▶ [Exercise aim]
Count every line below that contains "matplotlib", then state the total with no other output.

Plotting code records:
....
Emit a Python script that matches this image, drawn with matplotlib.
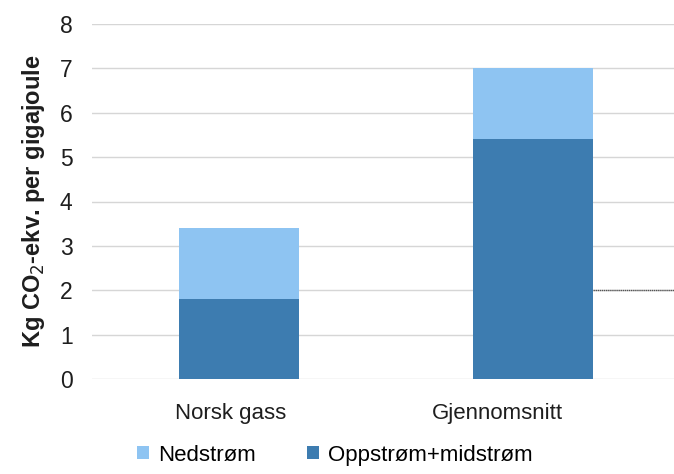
import matplotlib
matplotlib.use("Agg")
import matplotlib.pyplot as plt
from matplotlib.transforms import ScaledTranslation

plt.rcParams['font.family'] = ['Liberation Sans', 'DejaVu Sans']

categories = ["Norsk gass", "Gjennomsnitt"]
oppstrom_midstrom = [1.8, 5.4]
nedstrom = [1.6, 1.6]
y_ticks = [0, 1, 2, 3, 4, 5, 6, 7, 8]

dark_blue = "#3d7cb0"
light_blue = "#8ec4f2"
text_color = "#1e1e1e"
fs = 16

fig = plt.figure(figsize=(6.74, 4.74), dpi=100)
ax = fig.add_axes([92 / 674, 95 / 474, 588 / 674, 355 / 474])

x = list(range(len(categories)))
width = 0.405
ax.bar(x, oppstrom_midstrom, width=width, color=dark_blue, zorder=3,
       label="Oppstrøm+midstrøm")
ax.bar(x, nedstrom, width=width, bottom=oppstrom_midstrom, color=light_blue,
       zorder=3, label="Nedstrøm")

ax.set_xlim(-0.5, 1.5)
ax.set_ylim(0, 8)
ax.set_yticks(y_ticks)
ax.set_xticks(x)
ax.set_xticklabels(categories, fontsize=fs, color=text_color)
ax.tick_params(axis='y', labelsize=16.5, colors=text_color, length=0, pad=14)
ax.tick_params(axis='x', length=0, pad=17)

# category labels sit slightly left of the bar centres
for lbl, dx in zip(ax.get_xticklabels(), [-8, -36]):
    lbl.set_transform(lbl.get_transform() + ScaledTranslation(dx / 100, 0, fig.dpi_scale_trans))

ax.grid(axis='y', color="#d6d6d6", linewidth=1.0, zorder=0)
ax.set_axisbelow(True)
for s in ax.spines.values():
    s.set_visible(False)

# dark reference segment at y=2 to the right of the second bar
ax.plot([1 + width / 2, 1.5], [2, 2], color="#555555", linewidth=1.0,
        linestyle=(0, (1, 0.5)), zorder=4, clip_on=False)

ax.set_ylabel("Kg CO$_2$-ekv. per gigajoule", fontsize=17, fontweight="bold",
              color=text_color, labelpad=9)

handles, labels = ax.get_legend_handles_labels()
fig.legend(handles[::-1], labels[::-1], loc="center", bbox_to_anchor=(0.497, 0.04),
           ncol=2, frameon=False, fontsize=fs, handlelength=0.55,
           handleheight=0.55, handletextpad=0.4, columnspacing=2.3)

fig.savefig("out.png", dpi=100)
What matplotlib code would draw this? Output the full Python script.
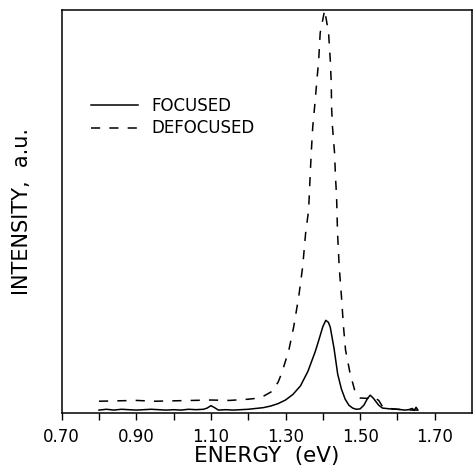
import matplotlib
matplotlib.use("Agg")
import matplotlib.pyplot as plt
from matplotlib.ticker import FixedLocator

plt.rcParams['font.family'] = ['DejaVu Sans']

# Focused spectrum (solid)
focused_energy = [0.80, 0.82, 0.84, 0.86, 0.88, 0.90, 0.92, 0.94, 0.96, 0.98,
                  1.00, 1.02, 1.04, 1.06, 1.08, 1.09, 1.10, 1.11, 1.12, 1.14,
                  1.16, 1.18, 1.20, 1.22, 1.24, 1.26, 1.28, 1.30, 1.32, 1.34,
                  1.36, 1.38, 1.39, 1.40, 1.408, 1.415, 1.42, 1.43, 1.44, 1.45,
                  1.46, 1.47, 1.48, 1.49, 1.50, 1.51, 1.52, 1.527, 1.535, 1.55,
                  1.56, 1.58, 1.60, 1.62, 1.63, 1.64, 1.645, 1.65, 1.655]
focused_intensity = [0.006, 0.008, 0.006, 0.008, 0.007, 0.006, 0.007, 0.008, 0.007, 0.006,
                     0.007, 0.006, 0.008, 0.007, 0.008, 0.011, 0.017, 0.012, 0.006, 0.007,
                     0.006, 0.007, 0.008, 0.010, 0.012, 0.016, 0.022, 0.031, 0.045, 0.066,
                     0.102, 0.152, 0.182, 0.213, 0.229, 0.224, 0.212, 0.160, 0.095, 0.058,
                     0.033, 0.018, 0.011, 0.008, 0.009, 0.018, 0.035, 0.043, 0.036, 0.018,
                     0.011, 0.009, 0.008, 0.006, 0.007, 0.010, 0.005, 0.013, 0.006]

# Defocused spectrum (dashed)
defocused_energy = [0.80, 0.85, 0.90, 0.95, 1.00, 1.05, 1.10, 1.15, 1.20, 1.22,
                    1.24, 1.263, 1.28, 1.29, 1.309, 1.322, 1.3355, 1.346, 1.354, 1.362,
                    1.366, 1.369, 1.373, 1.378, 1.3835, 1.389, 1.393, 1.405, 1.4155, 1.42,
                    1.4227, 1.4235, 1.426, 1.4315, 1.434, 1.437, 1.4395, 1.444, 1.450, 1.4555,
                    1.461, 1.473, 1.4867, 1.50, 1.52, 1.53, 1.54, 1.55, 1.56, 1.58, 1.60,
                    1.62, 1.64, 1.655]
defocused_intensity = [0.028, 0.029, 0.030, 0.028, 0.029, 0.030, 0.031, 0.030, 0.033, 0.035,
                       0.040, 0.052, 0.075, 0.098, 0.155, 0.213, 0.288, 0.362, 0.446, 0.503,
                       0.586, 0.645, 0.709, 0.759, 0.818, 0.876, 0.943, 1.000, 0.943, 0.876,
                       0.818, 0.759, 0.709, 0.645, 0.586, 0.535, 0.446, 0.362, 0.288, 0.213,
                       0.155, 0.098, 0.051, 0.036, 0.035, 0.040, 0.036, 0.030, 0.015, 0.010, 0.008,
                       0.007, 0.006, 0.006]

xtick_values = [0.70, 0.90, 1.10, 1.30, 1.50, 1.70]
xtick_labels = ["0.70", "0.90", "1.10", "1.30", "1.50", "1.70"]
xminor_values = [0.80, 1.00, 1.20, 1.40, 1.60]

fig = plt.figure(figsize=(4.75, 4.67), dpi=100)
ax = fig.add_axes([61.7 / 475, 54.5 / 467, (472 - 61.7) / 475, (412.5 - 10) / 467])

ax.plot(focused_energy, focused_intensity, color='black', lw=1.1, label='FOCUSED')
ax.plot(defocused_energy, defocused_intensity, color='black', lw=1.1,
        linestyle=(0, (6, 6)), label='DEFOCUSED')

ax.set_xlim(0.70, 1.80)
ax.set_ylim(0, 1.0)
ax.xaxis.set_major_locator(FixedLocator(xtick_values))
ax.set_xticklabels(xtick_labels)
ax.xaxis.set_minor_locator(FixedLocator(xminor_values))
ax.tick_params(axis='x', which='both', direction='out', length=5, width=1.0,
               labelsize=12, pad=6)
ax.set_yticks([])
for s in ax.spines.values():
    s.set_linewidth(1.1)

ax.set_xlabel("ENERGY  (eV)", fontsize=15.5)
ax.xaxis.set_label_coords(0.5, -0.082)
ax.set_ylabel("INTENSITY,  a.u.", fontsize=15)
ax.yaxis.set_label_coords(-0.072, 0.5)

leg = ax.legend(loc='upper left', bbox_to_anchor=(0.055, 0.80), frameon=False,
                fontsize=12, handlelength=2.8, handletextpad=0.8, labelspacing=0.25,
                borderaxespad=0)

fig.savefig("out.png", dpi=100)
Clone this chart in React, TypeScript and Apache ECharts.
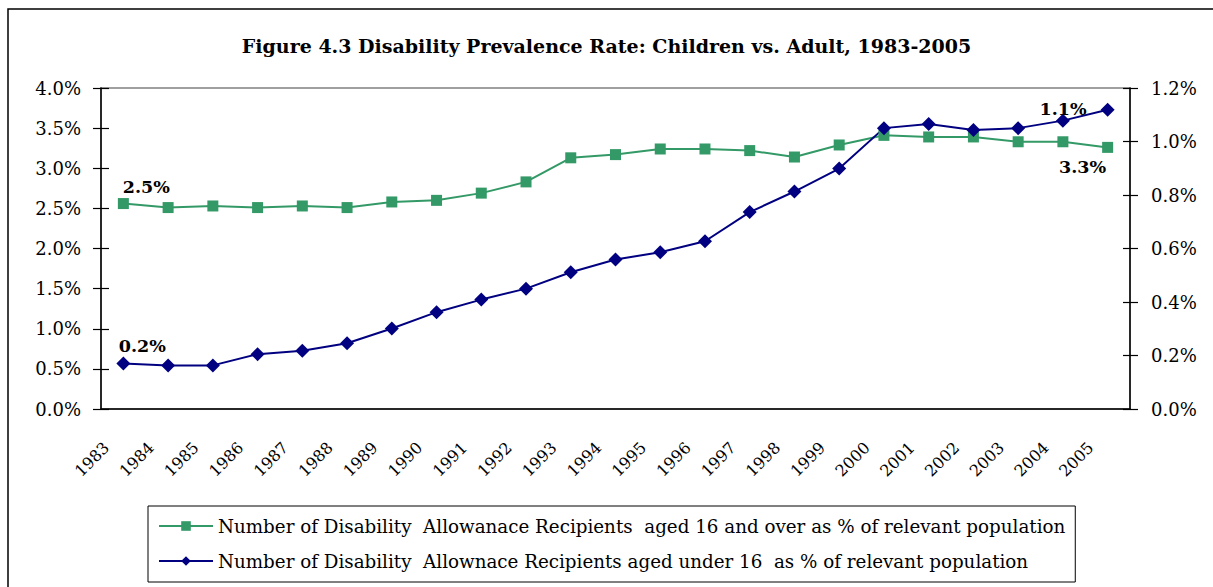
import { useEffect, useRef } from 'react';
import * as echarts from 'echarts';

const YEARS = ['1983', '1984', '1985', '1986', '1987', '1988', '1989', '1990', '1991', '1992', '1993', '1994',
  '1995', '1996', '1997', '1998', '1999', '2000', '2001', '2002', '2003', '2004', '2005'];

// % of population aged 16 and over (left axis)
const ADULT = [2.56, 2.51, 2.53, 2.51, 2.53, 2.51, 2.58, 2.60, 2.69, 2.83, 3.13, 3.17,
  3.24, 3.24, 3.22, 3.14, 3.29, 3.41, 3.39, 3.39, 3.33, 3.33, 3.26];

// % of population aged under 16 (right axis)
const CHILD = [0.170, 0.163, 0.163, 0.205, 0.218, 0.246, 0.301, 0.362, 0.409, 0.450, 0.511, 0.559,
  0.586, 0.627, 0.736, 0.813, 0.899, 1.050, 1.065, 1.043, 1.050, 1.078, 1.119];

const ADULT_NOTES: Record<number, string> = { 0: '2.5%', 22: '3.3%' };
const CHILD_NOTES: Record<number, string> = { 0: '0.2%', 22: '1.1%' };

const TITLE = 'Figure 4.3 Disability Prevalence Rate: Children vs. Adult, 1983-2005';
const ADULT_NAME = 'Number of Disability  Allowanace Recipients  aged 16 and over as % of relevant population';
const CHILD_NAME = 'Number of Disability  Allownace Recipients aged under 16  as % of relevant population';

const FONT = '"DejaVu Serif", "Liberation Serif", serif';

export default function App() {
  const chartRef = useRef<HTMLDivElement>(null);

  useEffect(() => {
    if (!chartRef.current) return;
    document.body.style.margin = '0';
    document.body.style.overflow = 'hidden';
    const chart = echarts.init(chartRef.current, undefined, { renderer: 'svg' });

    const noteLabel = (text: string, extra: object) => ({
      show: true,
      formatter: text,
      color: '#000',
      fontFamily: FONT,
      fontSize: 17.5,
      fontWeight: 'bold',
      ...extra,
    });

    const adultData = ADULT.map((v, i) => {
      if (!ADULT_NOTES[i]) return v;
      return {
        value: v,
        label: i === 0
          ? noteLabel(ADULT_NOTES[i], { position: 'top', offset: [23, 3] })
          : noteLabel(ADULT_NOTES[i], { position: 'bottom', offset: [-25, 0] }),
      };
    });

    const childData = CHILD.map((v, i) => {
      if (!CHILD_NOTES[i]) return v;
      return {
        value: v,
        label: i === 0
          ? noteLabel(CHILD_NOTES[i], { position: 'top', offset: [19, 3] })
          : noteLabel(CHILD_NOTES[i], { position: 'left', distance: 14, offset: [0, -1] }),
      };
    });

    const axisText = { color: '#000', fontFamily: FONT, fontSize: 18 };
    const blackLine = { lineStyle: { color: '#000', width: 1.5 } };
    const pct = (v: number) => v.toFixed(1) + '%';

    chart.setOption({
      animation: false,
      backgroundColor: '#fff',
      title: {
        text: TITLE,
        left: 'center',
        top: 31,
        textStyle: { color: '#000', fontFamily: FONT, fontSize: 19, fontWeight: 'bold' },
      },
      graphic: [{
        type: 'rect',
        shape: { x: 8, y: 9, width: 1230, height: 600 },
        style: { fill: 'none', stroke: '#000', lineWidth: 1.5 },
        silent: true,
      }],
      grid: {
        left: 101, right: 83, top: 88, bottom: 178,
        show: true, borderColor: '#808080', borderWidth: 1.5, backgroundColor: 'transparent',
      },
      legend: {
        orient: 'vertical',
        left: 148,
        top: 506,
        padding: [11, 10, 12, 10],
        itemGap: 17,
        itemWidth: 54,
        itemHeight: 12,
        borderColor: '#000',
        borderWidth: 1,
        textStyle: { color: '#000', fontFamily: FONT, fontSize: 18.3, width: 838, overflow: 'none' },
        data: [ADULT_NAME, CHILD_NAME],
      },
      xAxis: [
        {
          type: 'category',
          data: YEARS,
          boundaryGap: true,
          axisLine: blackLine,
          axisTick: { length: 7, lineStyle: { color: '#000', width: 1.2 } },
          axisLabel: { ...axisText, fontSize: 16, rotate: 45, margin: 19, padding: [0, 24, 0, 0], interval: 0 },
          splitLine: { show: false },
        },
        {
          type: 'category',
          data: YEARS,
          position: 'bottom',
          offset: 0,
          boundaryGap: true,
          axisLine: { show: false },
          axisTick: { inside: true, length: 7, lineStyle: { color: '#000', width: 1.2 } },
          axisLabel: { show: false },
          splitLine: { show: false },
        },
      ],
      yAxis: [
        {
          type: 'value',
          position: 'left',
          min: 0, max: 4, interval: 0.5,
          axisLine: { show: true, ...blackLine },
          axisTick: { show: true, length: 8, lineStyle: { color: '#000', width: 1.2 } },
          axisLabel: { ...axisText, margin: 20, formatter: pct },
          splitLine: { show: false },
        },
        {
          type: 'value',
          position: 'right',
          min: 0, max: 1.2, interval: 0.2,
          axisLine: { show: true, ...blackLine },
          axisTick: { show: true, length: 8, lineStyle: { color: '#000', width: 1.2 } },
          axisLabel: { ...axisText, margin: 21, formatter: pct },
          splitLine: { show: false },
        },
        {
          type: 'value',
          position: 'left',
          offset: 0,
          min: 0, max: 4, interval: 0.5,
          axisLine: { show: false },
          axisTick: { show: true, inside: true, length: 8, lineStyle: { color: '#000', width: 1.2 } },
          axisLabel: { show: false },
          splitLine: { show: false },
        },
        {
          type: 'value',
          position: 'right',
          offset: 0,
          min: 0, max: 1.2, interval: 0.2,
          axisLine: { show: false },
          axisTick: { show: true, inside: true, length: 7, lineStyle: { color: '#000', width: 1.2 } },
          axisLabel: { show: false },
          splitLine: { show: false },
        },
      ],
      series: [
        {
          name: ADULT_NAME,
          type: 'line',
          yAxisIndex: 0,
          data: adultData,
          symbol: 'rect',
          symbolSize: 11,
          color: '#339966',
          lineStyle: { color: '#339966', width: 2 },
          itemStyle: { color: '#339966' },
        },
        {
          name: CHILD_NAME,
          type: 'line',
          yAxisIndex: 1,
          data: childData,
          symbol: 'diamond',
          symbolSize: 14,
          color: '#000080',
          lineStyle: { color: '#000080', width: 2 },
          itemStyle: { color: '#000080' },
        },
      ],
    });

    return () => chart.dispose();
  }, []);

  return <div ref={chartRef} style={{ width: 1213, height: 587 }} />;
}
....
▶ [Result]
10